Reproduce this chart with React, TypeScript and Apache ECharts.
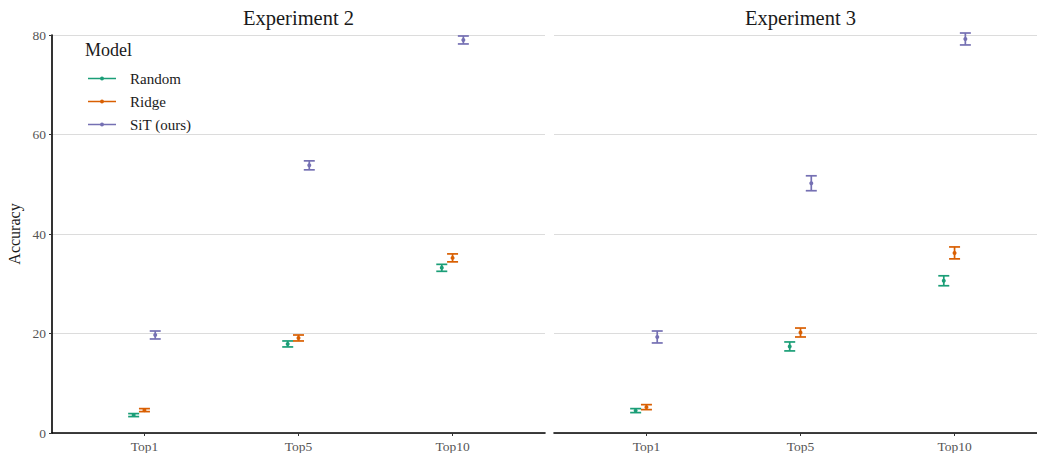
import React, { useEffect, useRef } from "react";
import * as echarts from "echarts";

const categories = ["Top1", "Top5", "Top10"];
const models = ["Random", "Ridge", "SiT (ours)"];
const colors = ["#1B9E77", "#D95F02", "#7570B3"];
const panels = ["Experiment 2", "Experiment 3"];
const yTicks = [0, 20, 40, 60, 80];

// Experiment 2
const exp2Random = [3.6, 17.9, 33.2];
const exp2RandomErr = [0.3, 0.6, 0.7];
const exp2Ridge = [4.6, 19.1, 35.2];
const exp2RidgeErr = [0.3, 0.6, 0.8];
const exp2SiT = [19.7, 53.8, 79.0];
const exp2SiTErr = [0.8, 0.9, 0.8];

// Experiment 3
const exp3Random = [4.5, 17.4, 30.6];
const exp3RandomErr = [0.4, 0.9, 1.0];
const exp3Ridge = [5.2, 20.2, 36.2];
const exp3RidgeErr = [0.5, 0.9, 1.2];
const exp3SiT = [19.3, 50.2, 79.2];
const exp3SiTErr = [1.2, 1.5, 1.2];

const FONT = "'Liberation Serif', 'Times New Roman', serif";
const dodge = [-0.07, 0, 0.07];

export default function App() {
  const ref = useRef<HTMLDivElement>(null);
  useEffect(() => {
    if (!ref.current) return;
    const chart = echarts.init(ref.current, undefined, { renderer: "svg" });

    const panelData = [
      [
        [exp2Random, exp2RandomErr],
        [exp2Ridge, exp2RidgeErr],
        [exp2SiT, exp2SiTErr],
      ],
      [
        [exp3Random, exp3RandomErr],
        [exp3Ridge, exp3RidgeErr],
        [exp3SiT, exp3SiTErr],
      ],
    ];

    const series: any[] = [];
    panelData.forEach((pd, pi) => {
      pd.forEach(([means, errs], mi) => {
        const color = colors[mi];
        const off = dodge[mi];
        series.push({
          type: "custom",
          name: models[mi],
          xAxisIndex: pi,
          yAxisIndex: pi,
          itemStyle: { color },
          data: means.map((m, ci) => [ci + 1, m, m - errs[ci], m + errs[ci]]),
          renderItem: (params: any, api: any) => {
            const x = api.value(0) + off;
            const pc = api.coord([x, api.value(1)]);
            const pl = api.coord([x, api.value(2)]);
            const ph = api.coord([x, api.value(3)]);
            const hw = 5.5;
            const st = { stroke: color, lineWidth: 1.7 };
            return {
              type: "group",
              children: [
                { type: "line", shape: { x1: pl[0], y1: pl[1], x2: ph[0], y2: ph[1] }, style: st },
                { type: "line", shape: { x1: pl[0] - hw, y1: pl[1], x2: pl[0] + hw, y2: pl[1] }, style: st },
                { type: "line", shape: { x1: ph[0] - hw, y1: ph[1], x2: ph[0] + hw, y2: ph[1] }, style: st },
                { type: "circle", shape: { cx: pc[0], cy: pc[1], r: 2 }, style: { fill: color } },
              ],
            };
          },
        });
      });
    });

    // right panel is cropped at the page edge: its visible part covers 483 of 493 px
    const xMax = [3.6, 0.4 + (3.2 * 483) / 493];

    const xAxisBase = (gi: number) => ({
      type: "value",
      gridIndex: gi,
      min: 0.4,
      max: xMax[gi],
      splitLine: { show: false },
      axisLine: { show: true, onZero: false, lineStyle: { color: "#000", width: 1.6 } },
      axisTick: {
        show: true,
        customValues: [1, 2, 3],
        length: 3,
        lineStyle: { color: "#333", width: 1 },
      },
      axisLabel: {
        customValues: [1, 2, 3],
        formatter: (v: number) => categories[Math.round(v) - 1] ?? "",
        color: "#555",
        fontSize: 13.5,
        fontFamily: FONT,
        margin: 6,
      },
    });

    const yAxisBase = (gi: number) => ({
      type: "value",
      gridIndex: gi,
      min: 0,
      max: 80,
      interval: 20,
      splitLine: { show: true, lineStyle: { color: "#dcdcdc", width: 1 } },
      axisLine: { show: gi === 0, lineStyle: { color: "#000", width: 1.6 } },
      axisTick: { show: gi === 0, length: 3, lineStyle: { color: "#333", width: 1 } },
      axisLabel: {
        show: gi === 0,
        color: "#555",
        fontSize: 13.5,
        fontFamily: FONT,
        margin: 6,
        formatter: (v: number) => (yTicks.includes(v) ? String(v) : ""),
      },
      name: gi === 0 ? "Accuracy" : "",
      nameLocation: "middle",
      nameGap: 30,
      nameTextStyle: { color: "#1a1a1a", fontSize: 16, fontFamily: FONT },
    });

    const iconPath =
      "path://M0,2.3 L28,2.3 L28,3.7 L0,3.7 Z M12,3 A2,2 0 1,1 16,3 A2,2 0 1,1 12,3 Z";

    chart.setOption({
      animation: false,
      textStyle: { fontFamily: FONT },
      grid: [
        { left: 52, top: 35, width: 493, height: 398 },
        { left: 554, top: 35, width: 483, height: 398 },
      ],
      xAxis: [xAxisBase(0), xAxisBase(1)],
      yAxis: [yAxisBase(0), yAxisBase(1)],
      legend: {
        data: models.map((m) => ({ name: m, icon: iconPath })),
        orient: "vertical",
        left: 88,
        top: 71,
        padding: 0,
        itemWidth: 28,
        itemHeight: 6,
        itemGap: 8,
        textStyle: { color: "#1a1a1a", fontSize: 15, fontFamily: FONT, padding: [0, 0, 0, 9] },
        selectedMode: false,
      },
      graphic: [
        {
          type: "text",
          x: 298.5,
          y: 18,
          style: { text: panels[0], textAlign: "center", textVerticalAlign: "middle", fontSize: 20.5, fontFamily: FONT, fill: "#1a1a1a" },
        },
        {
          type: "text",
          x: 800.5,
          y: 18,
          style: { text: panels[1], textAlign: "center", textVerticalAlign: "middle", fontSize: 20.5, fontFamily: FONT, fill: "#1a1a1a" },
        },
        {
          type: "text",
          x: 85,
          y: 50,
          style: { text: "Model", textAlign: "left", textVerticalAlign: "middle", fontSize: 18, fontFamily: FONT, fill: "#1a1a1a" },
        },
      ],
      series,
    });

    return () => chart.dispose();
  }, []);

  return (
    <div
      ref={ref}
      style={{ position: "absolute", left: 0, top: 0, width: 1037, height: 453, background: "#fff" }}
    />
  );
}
○ ○ ○
# Problem to solve
Copy each line above precisely, dropping the pictures.

# The result
Reproduce this chart with React, TypeScript and Apache ECharts.
import React, { useEffect, useRef } from "react";
import * as echarts from "echarts";

const categories = ["Top1", "Top5", "Top10"];
const models = ["Random", "Ridge", "SiT (ours)"];
const colors = ["#1B9E77", "#D95F02", "#7570B3"];
const panels = ["Experiment 2", "Experiment 3"];
const yTicks = [0, 20, 40, 60, 80];

// Experiment 2
const exp2Random = [3.6, 17.9, 33.2];
const exp2RandomErr = [0.3, 0.6, 0.7];
const exp2Ridge = [4.6, 19.1, 35.2];
const exp2RidgeErr = [0.3, 0.6, 0.8];
const exp2SiT = [19.7, 53.8, 79.0];
const exp2SiTErr = [0.8, 0.9, 0.8];

// Experiment 3
const exp3Random = [4.5, 17.4, 30.6];
const exp3RandomErr = [0.4, 0.9, 1.0];
const exp3Ridge = [5.2, 20.2, 36.2];
const exp3RidgeErr = [0.5, 0.9, 1.2];
const exp3SiT = [19.3, 50.2, 79.2];
const exp3SiTErr = [1.2, 1.5, 1.2];

const FONT = "'Liberation Serif', 'Times New Roman', serif";
const dodge = [-0.07, 0, 0.07];

export default function App() {
  const ref = useRef<HTMLDivElement>(null);
  useEffect(() => {
    if (!ref.current) return;
    const chart = echarts.init(ref.current, undefined, { renderer: "svg" });

    const panelData = [
      [
        [exp2Random, exp2RandomErr],
        [exp2Ridge, exp2RidgeErr],
        [exp2SiT, exp2SiTErr],
      ],
      [
        [exp3Random, exp3RandomErr],
        [exp3Ridge, exp3RidgeErr],
        [exp3SiT, exp3SiTErr],
      ],
    ];

    const series: any[] = [];
    panelData.forEach((pd, pi) => {
      pd.forEach(([means, errs], mi) => {
        const color = colors[mi];
        const off = dodge[mi];
        series.push({
          type: "custom",
          name: models[mi],
          xAxisIndex: pi,
          yAxisIndex: pi,
          itemStyle: { color },
          data: means.map((m, ci) => [ci + 1, m, m - errs[ci], m + errs[ci]]),
          renderItem: (params: any, api: any) => {
            const x = api.value(0) + off;
            const pc = api.coord([x, api.value(1)]);
            const pl = api.coord([x, api.value(2)]);
            const ph = api.coord([x, api.value(3)]);
            const hw = 5.5;
            const st = { stroke: color, lineWidth: 1.7 };
            return {
              type: "group",
              children: [
                { type: "line", shape: { x1: pl[0], y1: pl[1], x2: ph[0], y2: ph[1] }, style: st },
                { type: "line", shape: { x1: pl[0] - hw, y1: pl[1], x2: pl[0] + hw, y2: pl[1] }, style: st },
                { type: "line", shape: { x1: ph[0] - hw, y1: ph[1], x2: ph[0] + hw, y2: ph[1] }, style: st },
                { type: "circle", shape: { cx: pc[0], cy: pc[1], r: 2 }, style: { fill: color } },
              ],
            };
          },
        });
      });
    });

    // right panel is cropped at the page edge: its visible part covers 483 of 493 px
    const xMax = [3.6, 0.4 + (3.2 * 483) / 493];

    const xAxisBase = (gi: number) => ({
      type: "value",
      gridIndex: gi,
      min: 0.4,
      max: xMax[gi],
      splitLine: { show: false },
      axisLine: { show: true, onZero: false, lineStyle: { color: "#000", width: 1.6 } },
      axisTick: {
        show: true,
        customValues: [1, 2, 3],
        length: 3,
        lineStyle: { color: "#333", width: 1 },
      },
      axisLabel: {
        customValues: [1, 2, 3],
        formatter: (v: number) => categories[Math.round(v) - 1] ?? "",
        color: "#555",
        fontSize: 13.5,
        fontFamily: FONT,
        margin: 6,
      },
    });

    const yAxisBase = (gi: number) => ({
      type: "value",
      gridIndex: gi,
      min: 0,
      max: 80,
      interval: 20,
      splitLine: { show: true, lineStyle: { color: "#dcdcdc", width: 1 } },
      axisLine: { show: gi === 0, lineStyle: { color: "#000", width: 1.6 } },
      axisTick: { show: gi === 0, length: 3, lineStyle: { color: "#333", width: 1 } },
      axisLabel: {
        show: gi === 0,
        color: "#555",
        fontSize: 13.5,
        fontFamily: FONT,
        margin: 6,
        formatter: (v: number) => (yTicks.includes(v) ? String(v) : ""),
      },
      name: gi === 0 ? "Accuracy" : "",
      nameLocation: "middle",
      nameGap: 30,
      nameTextStyle: { color: "#1a1a1a", fontSize: 16, fontFamily: FONT },
    });

    const iconPath =
      "path://M0,2.3 L28,2.3 L28,3.7 L0,3.7 Z M12,3 A2,2 0 1,1 16,3 A2,2 0 1,1 12,3 Z";

    chart.setOption({
      animation: false,
      textStyle: { fontFamily: FONT },
      grid: [
        { left: 52, top: 35, width: 493, height: 398 },
        { left: 554, top: 35, width: 483, height: 398 },
      ],
      xAxis: [xAxisBase(0), xAxisBase(1)],
      yAxis: [yAxisBase(0), yAxisBase(1)],
      legend: {
        data: models.map((m) => ({ name: m, icon: iconPath })),
        orient: "vertical",
        left: 88,
        top: 71,
        padding: 0,
        itemWidth: 28,
        itemHeight: 6,
        itemGap: 8,
        textStyle: { color: "#1a1a1a", fontSize: 15, fontFamily: FONT, padding: [0, 0, 0, 9] },
        selectedMode: false,
      },
      graphic: [
        {
          type: "text",
          x: 298.5,
          y: 18,
          style: { text: panels[0], textAlign: "center", textVerticalAlign: "middle", fontSize: 20.5, fontFamily: FONT, fill: "#1a1a1a" },
        },
        {
          type: "text",
          x: 800.5,
          y: 18,
          style: { text: panels[1], textAlign: "center", textVerticalAlign: "middle", fontSize: 20.5, fontFamily: FONT, fill: "#1a1a1a" },
        },
        {
          type: "text",
          x: 85,
          y: 50,
          style: { text: "Model", textAlign: "left", textVerticalAlign: "middle", fontSize: 18, fontFamily: FONT, fill: "#1a1a1a" },
        },
      ],
      series,
    });

    return () => chart.dispose();
  }, []);

  return (
    <div
      ref={ref}
      style={{ position: "absolute", left: 0, top: 0, width: 1037, height: 453, background: "#fff" }}
    />
  );
}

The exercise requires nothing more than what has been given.